The two main mindfulness practices that have helped me in this time of pandemic are not resisting what is and taking in the good. I am grateful that I don’t blame my ex-partner nor myself for our relationship ending. And as much as possible, I am aware when I’m resisting what is going on in the world and try to let this resistance go. It is true that much of the incredible suffering in the U.S. and other countries might have been prevented by clearer, more responsible leadership, and a more coordinated and unified national response. (Sri Lanka has demonstrated this admirably). And yet, conditions weren’t sufficient for this to happen. It is tiring and painful to give away my energy in blaming and judging.
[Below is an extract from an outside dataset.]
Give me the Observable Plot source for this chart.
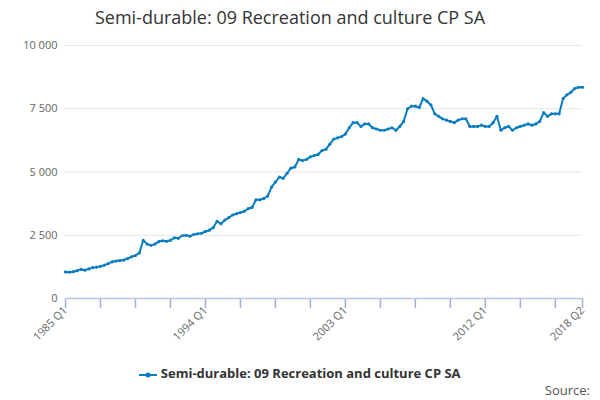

So I don’t spend much time there and instead focus on what can be done now. I am teaching mindfulness and meditation more online, including with an interfaith panel of women empowering women in Sri Lanka, that I hadn’t connected to previously; I donate to organizations supporting healthcare workers on the front lines, those in detention and unprotected immigrant groups; and I stay connected to what is happening in ways that nourish me and help me understand the deeper roots of this crisis. I was inspired by dharma teacher Larry Ward to connect each day to someone being affected by this crisis and bring them into my meditation, send them compassion and let my heart be moved by their story. And of course another thing this pandemic is making even more clear is the need for all of us to be engaged in the political process, to make our voices heard and vote!
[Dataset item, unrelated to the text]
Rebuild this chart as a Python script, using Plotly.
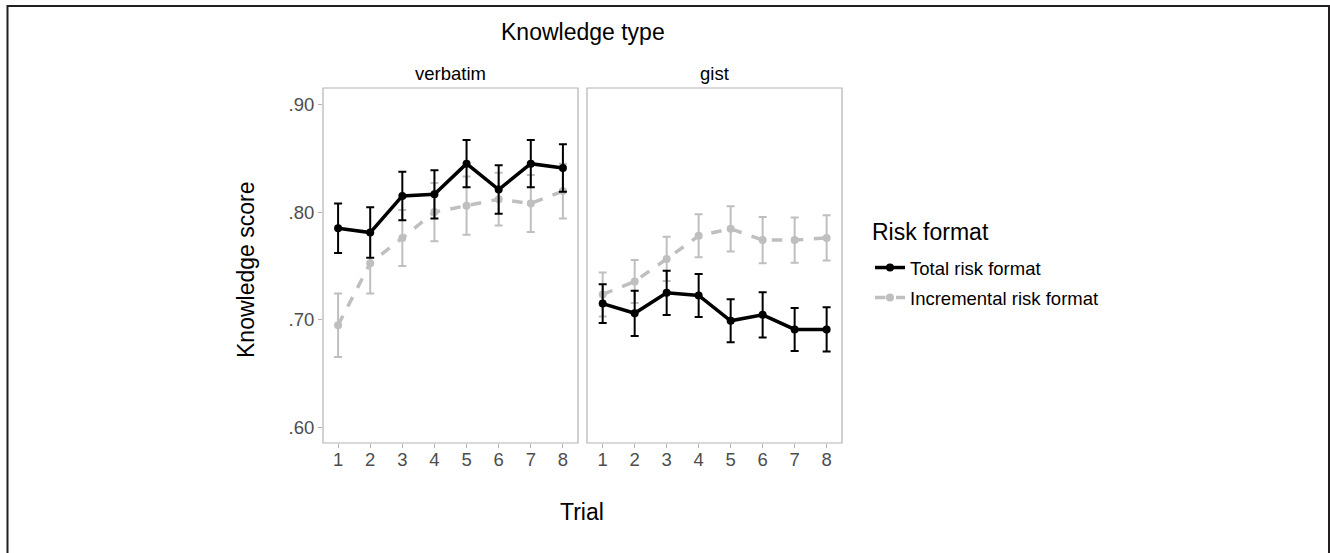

I have also been practicing taking in the good in the precious opportunities to walk around the nearby lake when curfew was lifted for a few hours each week so we could go shopping and run errands. I felt like I was drinking at an oasis in a desert to see the colors of the sunrise, to observe the many kinds of birds performing their diverse wake up rituals, to hear the exquisite swoop of a flock of bright green parrots flying from a palm tree in unison. Then there is making fresh fruit juice from papaya, passion fruit or custard apple and savoring it slowly in the heat of the day. And our landlords, an elderly couple whose upstairs apartment we rent, continuously bring us delicious home cooked food, and we do the same for them. I made a vegan lemon cake for the husband’s birthday last week as the wife is vegan. And I was delighted to finally learn how to grate coconut on an old fashioned grater! We always bought dried grated coconut in a bag and so I hadn’t yet cooked with freshly grated coconut. I went into her kitchen and after she cracked the coconut open with a huge knife she taught me how to sit on her antique grater stool and scrape it carefully. The grater was a gift on their wedding day over 35 years ago and you don’t see that kind around any more. Most people nowadays use more automated ones with a crank. It was fun practicing my Sinhala with her and getting better and better at scraping each time I did it. The pace of life has slowed down enough for me to learn some of these old ways.
May all of us have all the support and connection we need in these difficult times. May we all find ways to release our resistance to what is and open ourselves to take in the good that is in us and around us.